#### [WRITTEN EXERCISE]
Gather, from the data below, each line in which the word "this" occurs.

##############################

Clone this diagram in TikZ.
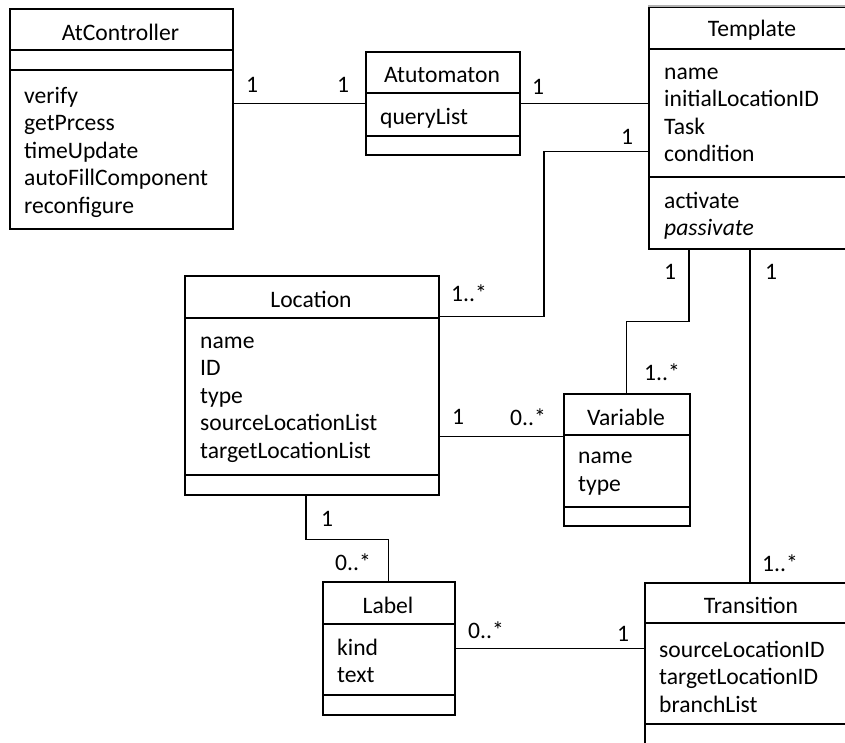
\documentclass[tikz,border=0pt]{standalone}
\usepackage{fontspec}
\setmainfont{Carlito}
\begin{document}
\begin{tikzpicture}[x=1pt,y=-1pt,
    every node/.append style={font=\fontsize{23.6}{27.5}\selectfont},
    box/.style={draw,line width=1.5pt,anchor=north west,inner sep=0pt},
    title/.style={inner sep=0pt,yshift=-3pt},
    attrs/.style={inner sep=0pt,anchor=west,align=left},
    mult/.style={inner sep=0pt}]
  \clip (0,0) rectangle (845,742);
  % class boxes
  \node[box,minimum width=223pt,minimum height=220pt] (ctrl) at (9,8) {};
  \node[box,minimum width=154pt,minimum height=103pt] (auto) at (365,51) {};
  \node[box,minimum width=220pt,minimum height=242pt] (tmpl) at (648,6) {};
  \node[box,minimum width=254pt,minimum height=219pt] (loc) at (184,275) {};
  \node[box,minimum width=126pt,minimum height=132pt] (var) at (563,393) {};
  \node[box,minimum width=132pt,minimum height=133pt] (lbl) at (322,581) {};
  \node[box,minimum width=220pt,minimum height=200pt] (trans) at (644,582) {};
  \draw[black!30,line width=1.5pt] (tmpl.north west) -- (tmpl.north east);
  % compartments
  \foreach \n/\a/\b in {ctrl/50/70,auto/93/136,tmpl/49/177,loc/318/475,
                        var/435/507,lbl/624/695,trans/623/724}
    \draw[line width=1.5pt] (\n.west |- 0,\a) -- (\n.east |- 0,\a)
                            (\n.west |- 0,\b) -- (\n.east |- 0,\b);
  % names
  \node[title] (ctrlt) at (120.5,29) {AtController};
  \node[title] (autot) at (442,72) {Atutomaton};
  \node[title] (tmplt) at (752,27.5) {Template};
  \node[title] (loct) at (311,296.5) {Location};
  \node[title] (vart) at (626,414) {Variable};
  \node[title] (lblt) at (388,602.5) {Label};
  \node[title] (transt) at (751,602.5) {Transition};
  % attributes and operations
  \node[attrs] (ctrlo) at (24,152) {verify\\getPrcess\\timeUpdate\\autoFillComponent\\reconfigure};
  \node[attrs] (autoa) at (380,118) {queryList};
  \node[attrs] (tmpla) at (664,115) {name\\initialLocationID\\Task\\condition};
  \node[attrs] (tmplo) at (664,215.5) {activate\\\textit{passivate}};
  \node[attrs] (loca) at (200,399.5) {name\\ID\\type\\sourceLocationList\\targetLocationList};
  \node[attrs] (vara) at (578,473.5) {name\\type};
  \node[attrs] (lbla) at (337,661) {kind\\text};
  \node[attrs] (transa) at (659,676.5) {sourceLocationID\\targetLocationID\\branchList};
  % associations
  \begin{scope}[line width=1.2pt]
    \coordinate (tl) at ([yshift=-24pt]tmpl.west);
    \coordinate (lt) at ([yshift=68.5pt]loc.east);
    \coordinate (tt) at ([xshift=102pt]tmpl.south west);
    \coordinate (vl) at ([yshift=23pt]var.west);
    \draw (ctrl.east |- auto.west) -- (auto.west);
    \draw (auto.east) -- (auto.east -| tmpl.west);
    \draw (tl) -- ++(-104,0) |- (lt);
    \draw ([xshift=41pt]tmpl.south west) -- ++(0,72) -| (var.north);
    \draw (tt) -- (tt |- trans.north);
    \draw (vl) -- (vl -| loc.east);
    \draw ([xshift=122pt]loc.south west) -- ++(0,44) -| (lbl.north);
    \draw (lbl.east) -- (lbl.east -| trans.west);
  \end{scope}
  % multiplicities
  \node[mult] (m1) at (252,85) {1};
  \node[mult] (m2) at (343,85) {1};
  \node[mult] (m3) at (538,87) {1};
  \node[mult] (m4) at (627,137) {1};
  \node[mult] (m5) at (469,293) {1..*};
  \node[mult] (m6) at (670,272) {1};
  \node[mult] (m7) at (662,372) {1..*};
  \node[mult] (m8) at (771,272) {1};
  \node[mult] (m9) at (780,563) {1..*};
  \node[mult] (m10) at (458,417) {1};
  \node[mult] (m11) at (528,417) {0..*};
  \node[mult] (m12) at (327,519) {1};
  \node[mult] (m13) at (353,562) {0..*};
  \node[mult] (m14) at (486,630) {0..*};
  \node[mult] (m15) at (623,634) {1};
\end{tikzpicture}
\end{document}
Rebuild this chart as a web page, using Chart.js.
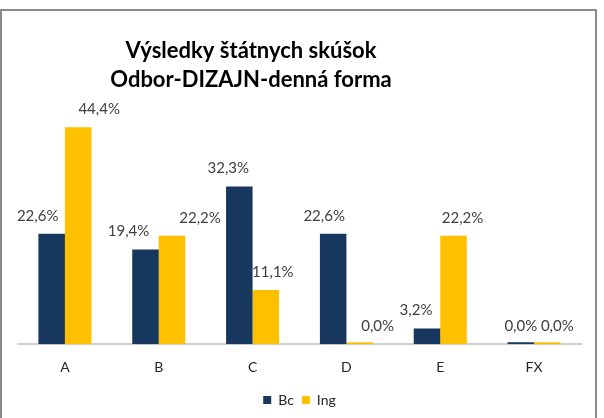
<!DOCTYPE html>
<html>
<head>
<meta charset="utf-8">
<script src="https://cdn.jsdelivr.net/npm/chart.js@4/dist/chart.umd.min.js"></script>
<style>
  body { margin: 0; background: #fff; }
</style>
</head>
<body>
<canvas id="myChart" width="604" height="418"></canvas>
<script>
let categories = ['A', 'B', 'C', 'D', 'E', 'FX'];
let bcValues = [22.6, 19.4, 32.3, 22.6, 3.2, 0.0];
let ingValues = [44.4, 22.2, 11.1, 0.0, 22.2, 0.0];
let seriesNames = ['Bc', 'Ing'];
let titleLines = ['Výsledky štátnych skúšok', 'Odbor-DIZAJN-denná forma'];

// labels in the original were nudged sideways by hand
let labelNudge = [
  [-14, -17, -11, -9, -11, 0],
  [21, 28, 7, 18, 9, 10]
];

let fontName = 'Lato, "Open Sans", sans-serif';

let framePlugin = {
  id: 'frame',
  beforeDraw: (chart) => {
    let c = chart.ctx;
    c.save();
    c.fillStyle = '#fff';
    c.fillRect(0, 0, chart.width, chart.height);
    c.strokeStyle = '#8a8a8a';
    c.lineWidth = 2;
    c.strokeRect(1, 10, 595, 500);
    c.restore();
  },
  afterDraw: (chart) => {
    let c = chart.ctx;
    c.save();
    c.fillStyle = '#000';
    c.font = 'bold 22px ' + fontName;
    c.textAlign = 'center';
    c.textBaseline = 'alphabetic';
    c.fillText(titleLines[0], 251, 58);
    c.fillText(titleLines[1], 251, 87);
    c.restore();
  }
};

let valueLabels = {
  id: 'valueLabels',
  afterDatasetsDraw: (chart) => {
    let c = chart.ctx;
    c.save();
    c.fillStyle = '#404040';
    c.font = '15px ' + fontName;
    c.textAlign = 'center';
    c.textBaseline = 'middle';
    chart.data.datasets.forEach((ds, i) => {
      chart.getDatasetMeta(i).data.forEach((bar, j) => {
        let txt = ds.data[j].toFixed(1).replace('.', ',') + '%';
        let top = chart.scales.y.getPixelForValue(ds.data[j]);
        c.fillText(txt, bar.x + labelNudge[i][j], top - 18);
      });
    });
    c.restore();
  }
};

let ctx = document.getElementById('myChart').getContext('2d');

let myChart = new Chart(ctx, {
  type: 'bar',
  data: {
    labels: categories,
    datasets: [{
      label: seriesNames[0],
      data: bcValues,
      backgroundColor: '#17375e',
      minBarLength: 2
    }, {
      label: seriesNames[1],
      data: ingValues,
      backgroundColor: '#ffc000',
      minBarLength: 2
    }]
  },
  options: {
    responsive: false,
    animation: false,
    categoryPercentage: 0.565,
    barPercentage: 1,
    layout: {
      padding: { left: 18, right: 23, top: 100, bottom: 1 }
    },
    scales: {
      x: {
        grid: { display: false, drawTicks: false },
        border: { color: '#d0d0d0', width: 2 },
        ticks: {
          padding: 15,
          color: '#262626',
          font: { family: fontName, size: 14 }
        },
        afterFit: (scale) => {
          scale.height -= 6;
        }
      },
      y: {
        display: false,
        min: 0,
        max: 50
      }
    },
    plugins: {
      legend: {
        position: 'bottom',
        labels: {
          boxWidth: 8,
          boxHeight: 8,
          padding: 8,
          color: '#262626',
          font: { family: fontName, size: 14 }
        }
      },
      title: { display: false },
      tooltip: { enabled: false }
    }
  },
  plugins: [framePlugin, valueLabels]
});
</script>
</body>
</html>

##############################

#### [COMPLETE ANSWER]
Clone this diagram in TikZ.
Rebuild this chart as a web page, using Chart.js.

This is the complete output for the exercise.